Few communication goals are more alluring than trying to persuade (a.k.a seduce) people to embrace new ideas and behaviors. It’s one reason organizations continue communicating with employees as an audience to be directed with messages instead of a community to be engaged through conversation.
But it’s a trap. As with other forms of “seduction,” people usually see through it…and often resent it. That’s especially true if they get a whiff of being manipulated by the well-known “trust-me-this-is-going-to-be-good-for-you-even-if-it-doesn’t-look-like-it” sell-job. What’s more, even if they DON’T object to the message, that kind of “outside-in” approach to communication seldom creates a sustainable sense of responsibility and ownership among employees. Instead, it comes off like a pep rally that pumps people up just long enought to cheer for the next game.
Insights from two thought-provoking communication specialists illustrate the hazards of the persuasion trap – and how to avoid it.
Let Employees Persuade Themselves
In 7 Steps to Becoming Invaluable, an interactive development program, Dale Furtwengler identifies counterintuitive thinking as a key to effective leadership communication. One way to develop that capability is to avoid the “myth of persuasion.” He asserts that people rarely can be persuaded to believe or do anything they aren’t already inclined to believe and do. “The best we can do,” says Furtwengler, “is to shine the light on new information, allow others to process it, validate their conclusions with their own experiences and persuade themselves.”
Perhaps even more disconcerting for would-be persuaders, studies show that even if it appears people have been persuaded to change, they often haven’t – and their behavior will show it. As one old saying goes, “A man convinced against his will is of the same opinion still.”
“Normal” Communication Won’t Work
So does that mean we should stop trying to reach employees in an effort to foster change? Hardly. In his book, The Secret Language of Leadership, Stephen Denning offers an approach that, once again, is somewhat counterintuitive.
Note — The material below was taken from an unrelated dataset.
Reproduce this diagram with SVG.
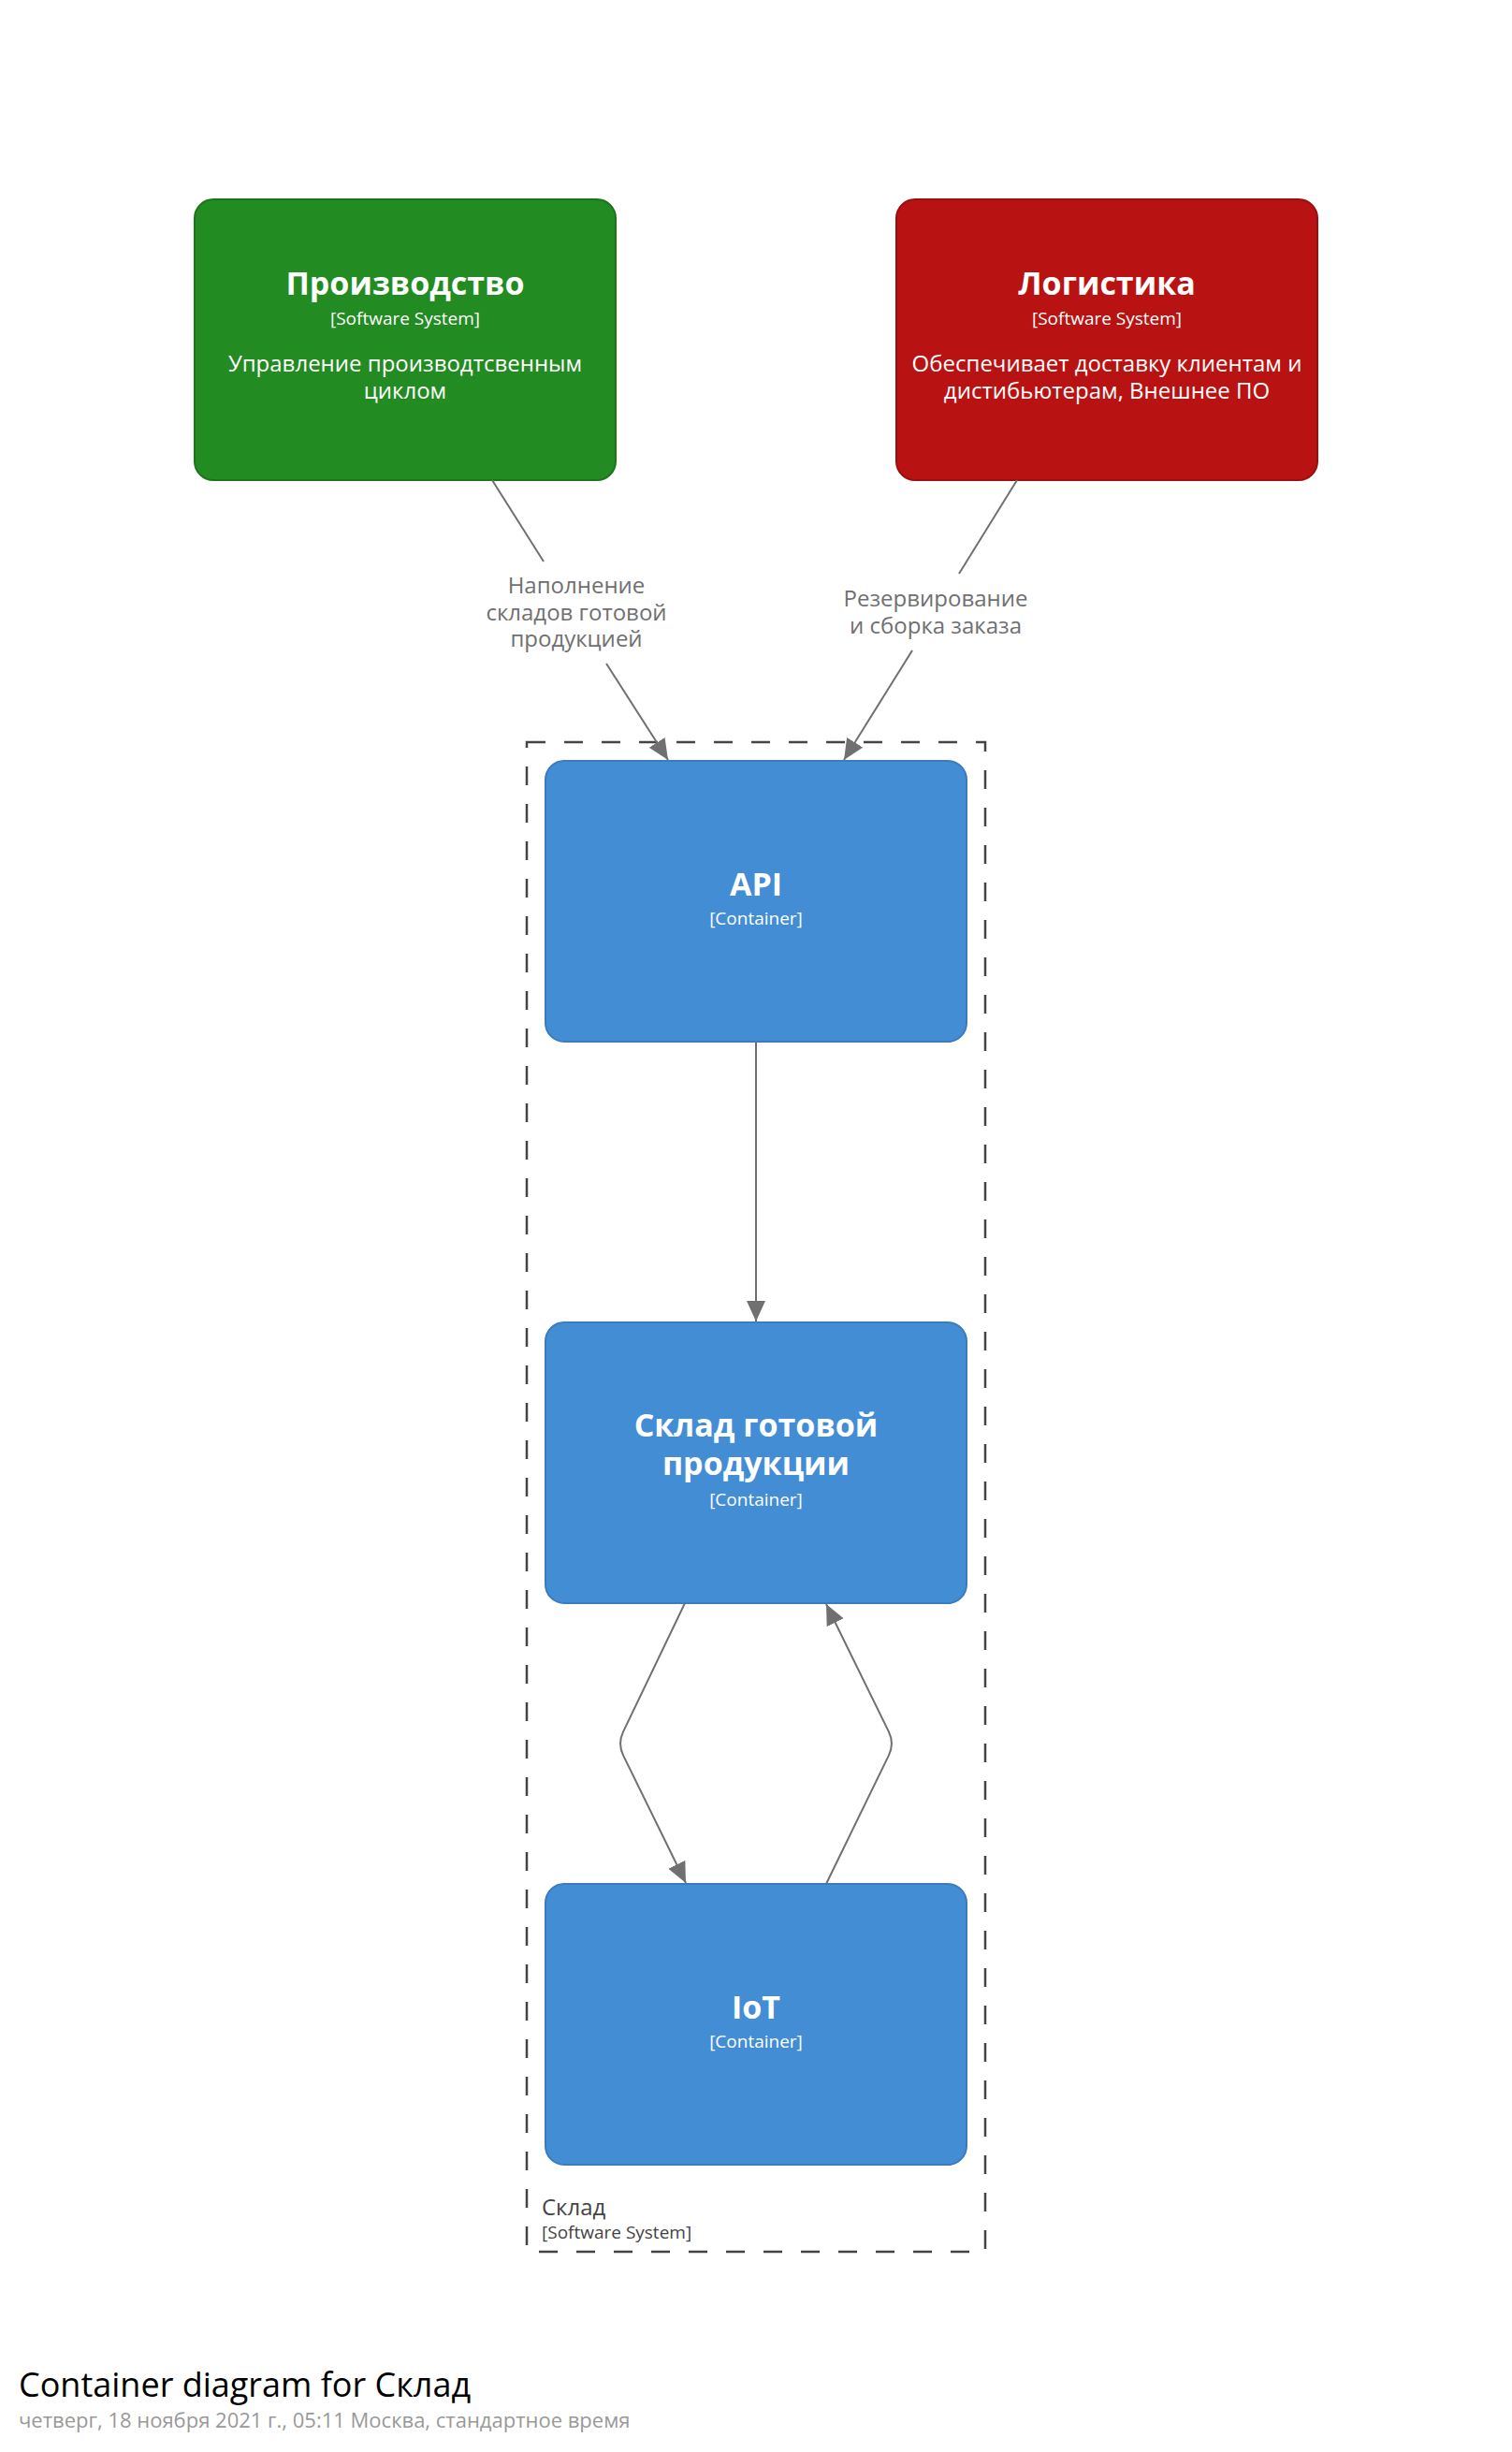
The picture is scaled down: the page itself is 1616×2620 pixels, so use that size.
<svg xmlns="http://www.w3.org/2000/svg" width="1616" height="2620" viewBox="0 0 1616 2620">
<style>
text{font-family:"Open Sans","Noto Sans","DejaVu Sans",sans-serif;}
.name{font-size:34px;font-weight:bold;fill:#ffffff;text-anchor:middle;}
.meta{font-size:19px;fill:#ffffff;text-anchor:middle;}
.desc{font-size:24px;fill:#ffffff;text-anchor:middle;}
.rel{font-size:24px;fill:#707070;text-anchor:middle;}
.conn{fill:none;stroke:#707070;stroke-width:2;}
.bname{font-size:24px;fill:#444444;}
.bmeta{font-size:19px;fill:#444444;}
</style>
<defs>
<marker id="arrow" markerUnits="userSpaceOnUse" markerWidth="24" markerHeight="22" refX="22" refY="10" orient="auto">
<path d="M0,0 L22,10 L0,20 Z" fill="#707070"/>
</marker>
</defs>
<rect width="1616" height="2620" fill="#ffffff"/>
<g id="boundary-sklad">
<rect x="563" y="793" width="490" height="1613" fill="none" stroke="#444444" stroke-width="2.5" stroke-dasharray="20,20"/>
<text class="bname" x="579" y="2367">Склад</text>
<text class="bmeta" x="579" y="2392">[Software System]</text>
</g>
<g id="node-proizvodstvo">
<rect x="208" y="213" width="450" height="300" rx="20" ry="20" fill="#228B22" stroke="#1C741C" stroke-width="2"/>
<text class="name" x="433" y="315">Производство</text>
<text class="meta" x="433" y="347">[Software System]</text>
<text class="desc" x="433" y="397">Управление производтсвенным</text>
<text class="desc" x="433" y="426">циклом</text>
</g>
<g id="node-logistika">
<rect x="958" y="213" width="450" height="300" rx="20" ry="20" fill="#B91212" stroke="#9A0F0F" stroke-width="2"/>
<text class="name" x="1183" y="315">Логистика</text>
<text class="meta" x="1183" y="347">[Software System]</text>
<text class="desc" x="1183" y="397">Обеспечивает доставку клиентам и</text>
<text class="desc" x="1183" y="426">дистибьютерам, Внешнее ПО</text>
</g>
<g id="node-api">
<rect x="583" y="813" width="450" height="300" rx="20" ry="20" fill="#438DD5" stroke="#3A7CBE" stroke-width="2"/>
<text class="name" x="808" y="957">API</text>
<text class="meta" x="808" y="988">[Container]</text>
</g>
<g id="node-sklad-gp">
<rect x="583" y="1413" width="450" height="300" rx="20" ry="20" fill="#438DD5" stroke="#3A7CBE" stroke-width="2"/>
<text class="name" x="808" y="1535">Склад готовой</text>
<text class="name" x="808" y="1576">продукции</text>
<text class="meta" x="808" y="1609">[Container]</text>
</g>
<g id="node-iot">
<rect x="583" y="2013" width="450" height="300" rx="20" ry="20" fill="#438DD5" stroke="#3A7CBE" stroke-width="2"/>
<text class="name" x="808" y="2157">IoT</text>
<text class="meta" x="808" y="2188">[Container]</text>
</g>
<g id="connectors">
<path class="conn" d="M526,513 L581,600" />
<path class="conn" d="M648,709 L714,812" marker-end="url(#arrow)"/>
<text class="rel" x="616" y="634">Наполнение</text>
<text class="rel" x="616" y="663">складов готовой</text>
<text class="rel" x="616" y="691">продукцией</text>
<path class="conn" d="M1087,513 L1025,613" />
<path class="conn" d="M975,695 L902,812" marker-end="url(#arrow)"/>
<text class="rel" x="1000" y="648">Резервирование</text>
<text class="rel" x="1000" y="677">и сборка заказа</text>
<path class="conn" d="M808,1113 L808,1412" marker-end="url(#arrow)"/>
<path class="conn" d="M732,1713 L666.1,1850.4 Q660,1863 666.1,1875.6 L733,2012" marker-end="url(#arrow)"/>
<path class="conn" d="M883,2013 L949.9,1875.6 Q956,1863 949.9,1850.4 L883,1714" marker-end="url(#arrow)"/>
</g>
<g id="footer">
<text x="20" y="2561" style="font-size:36px;fill:#000000;">Container diagram for Склад</text>
<text x="20" y="2594" style="font-size:22px;fill:#999999;">четверг, 18 ноября 2021 г., 05:11 Москва, стандартное время</text>
</g>
</svg>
He describes the “familiar trinity of steps” in communication as:
1) defining the problem,
2) analyzing the options and
3) recommending solutions.
It’s the “normal” way of communicating that’s been part of the Western intellectual tradition since the ancient Greeks. “But if you’re trying to get human beings to change what they are doing and act in some fundamentally new way with sustained energy and enthusiasm, it has two serious problems,” says Denning. “One, it doesn’t work. And two, it often makes the situation worse.”
Stories of Engagement
Denning provides another three-step model for engaging employees in change:
1) Get people’s attention – with captivating, authentic stories acknowledging current challenges and negative conditions
2) Stimulate desire for change – with positive stories of possibility and hope that move people to action
3) Reinforce the desire for change – with reasons told through neutral stories that explain what, when, how and why
Beware of changing the order, though. Interestingly, Denning’s experience shows if you move it around, it’s likely to backfire. So give it a go, and see how well you connect with people.